Thief (Boston Underworld #5)(50)



To see him with her after he just left me makes me flinch. I expected it. I thought I was prepared for it, but it only nurtures the disease inside me. The belief that I will never be enough. My arms hang limply at my sides, and I feel too weak to move.

The torment shocks me back to reality. This was the reminder I needed that it’s time to be strong. Maybe what I told Mischa wasn’t a lie after all. Maybe soon, I will be strong on my own. Away from this world and away from the mafia.

“Don’t look,” Mischa says. “It will only make it worse.”

I pull my gaze away from Nikolai, grateful that Mischa is here to keep me from making a fool of myself.

“Dance with me?” I ask.

He chews on his lip while he contemplates an answer. It’s a dangerous question and probably not fair to him. But I want to do something to take my mind off Nikolai.

“He will probably kill me for it.” He offers me his hand. “But it will be worth it to say that I danced with the most beautiful girl in the room.”

“You are just trying to make me feel better.”

“I wouldn’t lie about that.” He grins. “I’ve seen you naked, remember?”

“I think you were right when you said it would be best if we never spoke of that night again.”

He laughs. And we dance. For a few minutes, I’m just a girl in a red dress. Not a prisoner. Not a ballerina. Not a mafia princess. Mischa makes me feel at ease, but he doesn’t make my heart flutter. I wish he did. Things would be easier if it was him. But it isn’t him, and when Nikolai’s shadow falls over us, he makes that abundantly clear.

“Mischa,” he barks. “There is business at Kosmos that requires your attention.”

Mischa nods, relinquishing me. “Sure.”

He doesn’t ask what sort of business requires his immediate attention because there is none. Nikolai just wants him gone. And once Mischa takes his leave, I’m the next item on his agenda.

“Go sit with the women,” he orders. “It’s time for the men to do business.”

I leave the caveman with a piercing glare and nothing else. He doesn’t deserve my words or the breath it would require to utter them.

The women are gathered in an adjacent room littered with tables and chairs. Divided into small groups, they drink and gossip among themselves.
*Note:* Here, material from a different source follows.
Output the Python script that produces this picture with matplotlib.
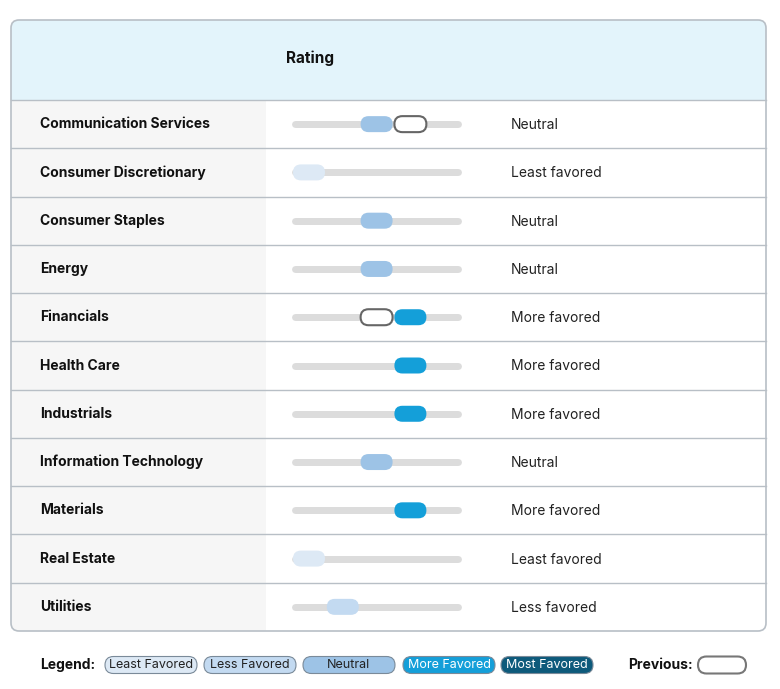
import matplotlib.pyplot as plt
from matplotlib.patches import FancyBboxPatch, Rectangle

plt.rcParams['font.family'] = ['Inter', 'DejaVu Sans']

sectors = ['Communication Services', 'Consumer Discretionary', 'Consumer Staples',
           'Energy', 'Financials', 'Health Care', 'Industrials',
           'Information Technology', 'Materials', 'Real Estate', 'Utilities']
ratings = [3, 1, 3, 3, 4, 4, 4, 3, 4, 1, 2]
previous = [4, None, None, None, 3, None, None, None, None, None, None]
labels = ['Neutral', 'Least favored', 'Neutral', 'Neutral', 'More favored', 'More favored',
          'More favored', 'Neutral', 'More favored', 'Least favored', 'Less favored']
legend_names = ['Least Favored', 'Less Favored', 'Neutral', 'More Favored', 'Most Favored']
colors = ['#dde9f5', '#c3daf1', '#9dc3e6', '#149fd9', '#0d5a7b']

W, H = 780, 689
fig = plt.figure(figsize=(W / 100, H / 100), dpi=100)
ax = fig.add_axes([0, 0, 1, 1])
ax.set_xlim(0, W)
ax.set_ylim(H, 0)
ax.axis('off')

left, right, top, head_bot, bottom = 11, 766, 20, 100, 631
row_h = (bottom - head_bot) / len(sectors)


def pos(r):
    return 309 + (r - 1) * 33.8


def pill(x, y, w, h, fc, ec='none', lw=1.5, z=3):
    ax.add_patch(FancyBboxPatch((x - w / 2 + h / 2, y), w - h, 0,
                                boxstyle=f'round,pad={h / 2}', fc=fc, ec=ec, lw=lw, zorder=z))


# outer box, header and left column (clipped to the rounded box)
box = FancyBboxPatch((left, top), right - left, bottom - top, boxstyle='round,pad=0,rounding_size=8',
                     fc='none', ec='#b8bfc6', lw=1.2, zorder=5)
ax.add_patch(box)
head = Rectangle((left, top), right - left, head_bot - top, fc='#e3f4fb', ec='none', zorder=1)
col = Rectangle((left, head_bot), 266 - left, bottom - head_bot, fc='#f6f6f6', ec='none', zorder=1)
for p in (head, col):
    ax.add_patch(p)
    p.set_clip_path(box)
ax.text(286, 58, 'Rating', fontsize=11, fontweight='bold', va='center', color='#111')

for i, (s, r, p, lab) in enumerate(zip(sectors, ratings, previous, labels)):
    y0 = head_bot + i * row_h
    yc = y0 + row_h / 2
    ax.plot([left, right], [y0, y0], color='#b8bfc6', lw=1, zorder=2)
    ax.text(40, yc, s, fontsize=10, fontweight='bold', va='center', color='#111')
    ax.plot([pos(1) - 14, pos(5) + 14], [yc, yc], color='#dcdcdc', lw=5,
            solid_capstyle='round', zorder=2)
    pill(pos(r), yc, 32, 16, colors[r - 1])
    if p is not None:
        pill(pos(p), yc, 32, 16, 'white', ec='#666666')
    ax.text(511, yc + 1, lab, fontsize=10, va='center', color='#222')

# legend
ly = 665
ax.text(40, ly, 'Legend:', fontsize=10, fontweight='bold', va='center', color='#111')
lx = [151, 250, 349, 449, 547]
for x, name, c in zip(lx, legend_names, colors):
    pill(x, ly, 92, 17, c, ec='#7a8a99', lw=0.8)
    ax.text(x, ly, name, fontsize=9, va='center', ha='center',
            color='white' if c in colors[3:] else '#222')
ax.text(628, ly, 'Previous:', fontsize=10, fontweight='bold', va='center', color='#111')
pill(722, ly, 48, 17, 'white', ec='#777777', lw=1.5)

fig.savefig('out.png', dpi=100)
I wade through the crowd and choose an empty area in the back where I can be alone with my thoughts.

On the opposite side of the floor, the men tend to their business, which really means drinking whiskey and smoking cigars. That, at least, is the same in every mafia culture.

“Tanaka.”

It appears that my sanctuary is not safe from everyone because Alexei has found me. Beside him, a ghostly woman clings to his arm. In person, his wife looks more haunted than I imagined. Tragic is the only word I can think of to describe her. She is beautiful and pale, but empty.

I give her a reserved smile, and Alexei smooths his palms over her shoulders. “You will be just fine, Solnyshko. You have your star, yes?”

She touches the tattoo on her hand where her husband has left his mark on her, and a small fire of jealousy kindles inside me. I don’t want to be owned. I don’t want to be property. But by the way his eyes soften when they fall on her, it’s obvious he loves her. He would do anything for her. And that is what his star signifies.

“I’ll be just a few short steps away if you need anything,” he says.

“Okay.”

Alexei releases her reluctantly, and she comes to sit beside me. There’s an awkward gap of silence in which I try to figure out the best approach for this situation. Alexei wanted me to befriend her. The girl has been through all nine circles of hell, and she needs an ally in this strange new world. She was not born into the mafia, and it’s evident as her eyes dart around the room.

“I don’t fit in here either.”

“What do you mean?” Her reply is spoken in a soft and childlike voice.

I decide to take an honest approach with her. Someone who has been through as much trauma as she has will undoubtedly find it difficult to trust anyone. But if I level the playing field, she might open up.

“I am simply collateral,” I explain. “My father owes a large debt, and I am in Nikolai’s charge until he comes through with it.”

“Oh. When do you think that will be?”

“Never,” I answer. “He cannot pay.”

Her eyes widen, and she looks stricken at the thought. “So what will happen to you?”

I glance around the room, subconsciously seeking out my captor, and it appears Ana isn’t the only contender for his affections. There is yet another woman who I don’t know making her way into his orbit. I force my attention back to Talia and clutch my hands in my lap. “Whatever Nikolai decides.”

She is quiet for a pause, and I think that maybe I took the wrong approach after all.

“I was collateral too,” she blurts.

I offer her a smile. “I know.”

“You do?”

I don’t want to taint our budding friendship, so I won’t mention the things Alexei told me. It would be a fallacy to say his intentions are the only reason we find ourselves together this evening when I genuinely do want to be her friend. She would be the only real friend I ever had.

“I overheard Nikolai mention you,” I say.